Exercise details: Reproduce the listing below exactly, beginning with its first line and ending with the line that holds "const yTicks = [0,1000,2000,3000,4000,5000,6000,7000,8000,9000]"; pictures are not part of the copy.

Records to use:

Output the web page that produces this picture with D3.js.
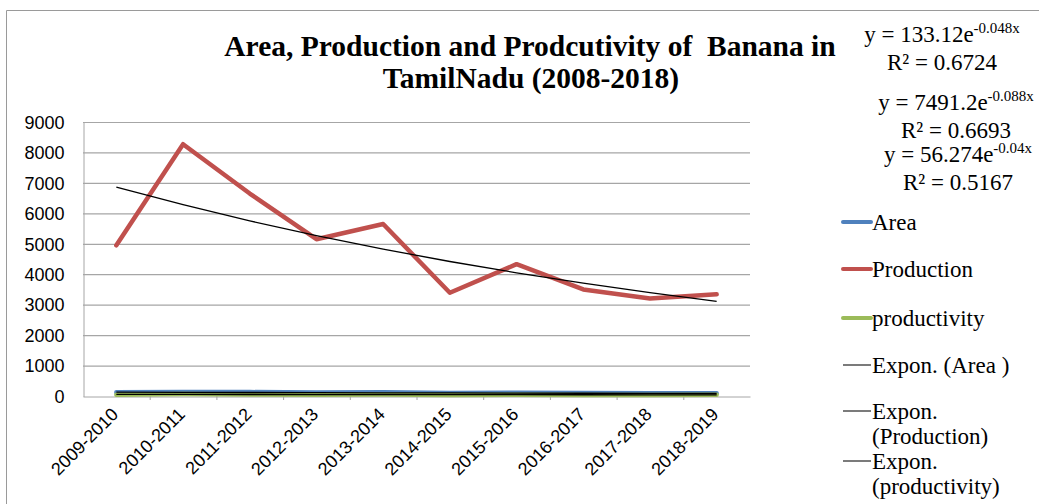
<!DOCTYPE html>
<html>
<head>
<meta charset="utf-8">
<script src="https://cdn.jsdelivr.net/npm/d3@7"></script>
<style>
  body { margin: 0; background: #fff; }
  svg { display: block; }
</style>
</head>
<body>
<svg id="chart" width="1039" height="504"></svg>
<script>
// years on the x axis
const years = ["2009-2010","2010-2011","2011-2012","2012-2013","2013-2014",
               "2014-2015","2015-2016","2016-2017","2017-2018","2018-2019"]
// series
const area = [126, 130, 128, 118, 121, 100, 104, 97, 92, 88]
const production = [4950, 8270, 6650, 5150, 5650, 3390, 4330, 3500, 3200, 3340]
const productivity = [39, 64, 52, 44, 47, 34, 42, 36, 35, 38]
// trendline coefficients printed on the chart (a * e^(b*x))
const trendA = [133.12, 7491.2, 56.274]
const trendB = [-0.048, -0.088, -0.04]
const trendR2 = ["0.6724", "0.6693", "0.5167"]
const yTicks = [0,1000,2000,3000,4000,5000,6000,7000,8000,9000]

const svg = d3.select("#chart")
const plotL = 83, plotR = 750, plotT = 122, plotB = 396
const serif = "'Liberation Serif', 'Times New Roman', serif"
const sans = "'Liberation Sans', Arial, sans-serif"

// chart frame
svg.append("path")
    .attr("d", "M6.5,504 V10.5 H1039")
    .style("fill", "none")
    .style("stroke", "#9a9a9a")
    .style("stroke-width", 1)

let x = d3.scaleBand().domain(years).range([plotL, plotR]).padding(0)
let y = d3.scaleLinear().domain([0, 9000]).range([plotB, plotT])
const cx = d => x(d) + x.bandwidth() / 2

// gridlines
svg.append("g")
    .selectAll("line")
    .data(yTicks.slice(1))
    .join("line")
    .attr("x1", plotL).attr("x2", plotR)
    .attr("y1", d => y(d) + 0.5).attr("y2", d => y(d) + 0.5)
    .style("stroke", "#a6a6a6")
    .style("stroke-width", 1.2)

// y axis
let yAxis = svg.append("g")
    .attr("transform", "translate(" + (plotL + 0.5) + ",0.5)")
    .call(d3.axisLeft(y).tickValues(yTicks).tickSize(0).tickPadding(19).tickFormat(d3.format("d")))
yAxis.select(".domain").style("stroke", "#a6a6a6")
yAxis.selectAll("text").style("font-family", sans).style("font-size", "18px").style("fill", "#000")

// x axis (ticks at category boundaries)
svg.append("g")
    .selectAll("line")
    .data(years.slice(1))
    .join("line")
    .attr("x1", d => x(d) + 0.5).attr("x2", d => x(d) + 0.5)
    .attr("y1", plotB).attr("y2", plotB + 4)
    .style("stroke", "#a6a6a6")
let xAxis = svg.append("g")
    .attr("transform", "translate(0," + (plotB + 0.5) + ")")
    .call(d3.axisBottom(x).tickSize(0))
xAxis.select(".domain").style("stroke", "#a6a6a6")
xAxis.selectAll("text")
    .style("font-family", sans).style("font-size", "18px").style("fill", "#000")
    .style("text-anchor", "end")
    .attr("y", 0).attr("dy", 0)
    .attr("transform", "translate(3,19) rotate(-45)")

// series
let line = d3.line().x((d, i) => cx(years[i])).y(d => y(d))
let series = [[area, "#4f81bd"], [productivity, "#9bbb59"], [production, "#c0504d"]]
series.forEach(([vals, col]) => {
    svg.append("path")
        .datum(vals)
        .attr("d", line)
        .style("fill", "none")
        .style("stroke", col)
        .style("stroke-width", 4.5)
        .style("stroke-linejoin", "round")
        .style("stroke-linecap", "round")
})

// exponential trendlines
trendA.forEach((a, k) => {
    let pts = years.map((_, i) => a * Math.exp(trendB[k] * (i + 1)))
    svg.append("path")
        .datum(pts)
        .attr("d", line)
        .style("fill", "none")
        .style("stroke", "#000")
        .style("stroke-width", 1.3)
})

// title
let title = svg.append("text")
    .attr("xml:space", "preserve")
    .style("font-family", serif).style("font-size", "29.5px").style("font-weight", "bold")
    .style("text-anchor", "middle")
    .style("white-space", "pre")
title.append("tspan").attr("x", 530).attr("y", 56).text("Area, Production and Prodcutivity of  Banana in")
title.append("tspan").attr("x", 531).attr("y", 88).text("TamilNadu (2008-2018)")

// trend equations
const eqPos = [[942, 42, 70], [956, 110, 138], [958, 162, 190]]
trendA.forEach((a, k) => {
    let [ex, ey, ry] = eqPos[k]
    let t = svg.append("text")
        .attr("x", ex).attr("y", ey)
        .style("font-family", serif).style("font-size", "23px")
        .style("text-anchor", "middle")
    t.append("tspan").text("y = " + a + "e")
    t.append("tspan").attr("dy", "-9").style("font-size", "15px").text(trendB[k] + "x")
    svg.append("text")
        .attr("x", ex).attr("y", ry)
        .style("font-family", serif).style("font-size", "23px")
        .style("text-anchor", "middle")
        .text("R² = " + trendR2[k])
})

// legend
const legendItems = [
    {label: ["Area"], color: "#4f81bd", w: 4, y: 222},
    {label: ["Production"], color: "#c0504d", w: 4, y: 269},
    {label: ["productivity"], color: "#9bbb59", w: 4, y: 318},
    {label: ["Expon. (Area )"], color: "#333", w: 1.3, y: 365},
    {label: ["Expon.", "(Production)"], color: "#333", w: 1.3, y: 411},
    {label: ["Expon.", "(productivity)"], color: "#333", w: 1.3, y: 461}
]
legendItems.forEach(it => {
    svg.append("line")
        .attr("x1", 843).attr("x2", 871)
        .attr("y1", it.y).attr("y2", it.y)
        .style("stroke", it.color)
        .style("stroke-width", it.w)
        .style("stroke-linecap", it.w > 2 ? "round" : "butt")
    it.label.forEach((s, j) => {
        svg.append("text")
            .attr("x", 872).attr("y", it.y + 8 + j * 25)
            .style("font-family", serif).style("font-size", "23px")
            .text(s)
    })
})
</script>
</body>
</html>
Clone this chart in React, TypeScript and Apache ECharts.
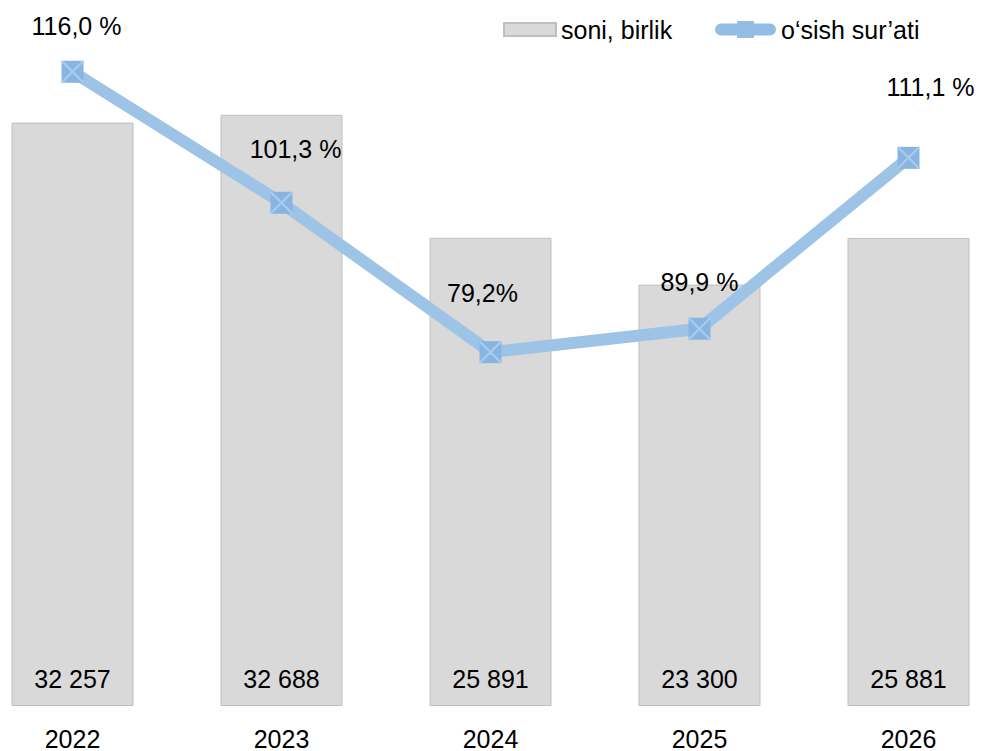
import React, { useEffect, useRef } from "react";
import * as echarts from "echarts";

const years = ["2022", "2023", "2024", "2025", "2026"];
const counts = [32257, 32688, 25891, 23300, 25881];
const countLabels = ["32 257", "32 688", "25 891", "23 300", "25 881"];
// plotted positions of the growth line (on a hidden 0–100 secondary axis)
const growthLinePos = [100.2, 79.5, 55.9, 59.6, 86.6];
const growthLabels = ["116,0 %", "101,3 %", "79,2%", "89,9 %", "111,1 %"];
const growthLabelOffsets = [
  [4, -46],
  [14, -54],
  [-8, -59],
  [0, -47],
  [22, -71],
];

const FONT = "Liberation Sans, Arial, sans-serif";
const X_PATH =
  "path://M0,0 L7,0 L50,43 L93,0 L100,0 L100,7 L57,50 L100,93 L100,100 L93,100 L50,57 L7,100 L0,100 L0,93 L43,50 L0,7 Z";
const LEGEND_LINE_ICON =
  "path://M6,2.5 L55,2.5 A6,6 0 0 1 55,14.5 L6,14.5 A6,6 0 0 1 6,2.5 Z M22,0 L39,0 L39,17 L22,17 Z";

export default function App() {
  const ref = useRef<HTMLDivElement>(null);
  useEffect(() => {
    const chart = echarts.init(ref.current!, null, { renderer: "svg" });
    chart.setOption({
      animation: false,
      backgroundColor: "#ffffff",
      textStyle: { fontFamily: FONT },
      legend: [
        {
          left: 530,
          top: 12,
          itemWidth: 52,
          itemHeight: 13,
          textStyle: { fontFamily: FONT, fontSize: 25, color: "#000" },
          data: [{ name: "soni, birlik", icon: "rect" }],
        },
        {
          left: 742,
          top: 12,
          itemWidth: 61,
          itemHeight: 17,
          itemGap: 2,
          textStyle: { fontFamily: FONT, fontSize: 25, color: "#000" },
          data: [
            {
              name: "o‘sish sur’ati",
              icon: LEGEND_LINE_ICON,
              itemStyle: { color: "#93BDE4" },
            },
          ],
        },
      ],
      grid: { left: 0, right: 0, top: 73, bottom: 43 },
      xAxis: {
        type: "category",
        data: years,
        axisLine: { show: false },
        axisTick: { show: false },
        axisLabel: { fontFamily: FONT, fontSize: 25, color: "#000", margin: 20 },
      },
      yAxis: [
        { type: "value", min: 0, max: 35000, show: false, splitLine: { show: false } },
        { type: "value", min: 0, max: 100, show: false, splitLine: { show: false } },
      ],
      series: [
        {
          name: "soni, birlik",
          type: "bar",
          data: counts,
          barWidth: 122,
          itemStyle: { color: "#D9D9D9", borderColor: "#BFBFBF", borderWidth: 1 },
          label: {
            show: true,
            position: "insideBottom",
            distance: 15,
            fontFamily: FONT,
            fontSize: 25,
            color: "#000",
            formatter: (p: any) => countLabels[p.dataIndex],
          },
        },
        {
          name: "o‘sish sur’ati",
          type: "line",
          yAxisIndex: 1,
          clip: false,
          data: growthLinePos.map((v, i) => ({
            value: v,
            label: { offset: growthLabelOffsets[i] },
          })),
          lineStyle: { color: "#9DC3E6", width: 12 },
          itemStyle: { color: "#87B4E0" },
          symbol: "rect",
          symbolSize: 22,
          z: 3,
          label: {
            show: true,
            position: "inside",
            fontFamily: FONT,
            fontSize: 25,
            color: "#000",
            formatter: (p: any) => growthLabels[p.dataIndex],
          },
        },
        {
          name: "x-mark",
          type: "line",
          yAxisIndex: 1,
          clip: false,
          data: growthLinePos,
          lineStyle: { opacity: 0 },
          symbol: X_PATH,
          symbolSize: 22,
          itemStyle: { color: "#A9CCEC" },
          silent: true,
          z: 4,
        },
      ],
    });
    return () => chart.dispose();
  }, []);
  return (
    <div
      style={{
        position: "fixed",
        left: 0,
        top: 0,
        width: 982,
        height: 751,
        overflow: "hidden",
        background: "#fff",
      }}
    >
      <div
        ref={ref}
        style={{ position: "absolute", left: -32, top: 0, width: 1045, height: 751 }}
      />
    </div>
  );
}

Task response:
Output the web page that produces this picture with D3.js.
<!DOCTYPE html>
<html>
<head>
<meta charset="utf-8">
<script src="https://cdn.jsdelivr.net/npm/d3@7"></script>
<style>
  body { margin: 0; background: #fff; }
  svg { display: block; }
</style>
</head>
<body>
<svg id="chart" width="1039" height="504"></svg>
<script>
// years on the x axis
const years = ["2009-2010","2010-2011","2011-2012","2012-2013","2013-2014",
               "2014-2015","2015-2016","2016-2017","2017-2018","2018-2019"]
// series
const area = [126, 130, 128, 118, 121, 100, 104, 97, 92, 88]
const production = [4950, 8270, 6650, 5150, 5650, 3390, 4330, 3500, 3200, 3340]
const productivity = [39, 64, 52, 44, 47, 34, 42, 36, 35, 38]
// trendline coefficients printed on the chart (a * e^(b*x))
const trendA = [133.12, 7491.2, 56.274]
const trendB = [-0.048, -0.088, -0.04]
const trendR2 = ["0.6724", "0.6693", "0.5167"]
const yTicks = [0,1000,2000,3000,4000,5000,6000,7000,8000,9000]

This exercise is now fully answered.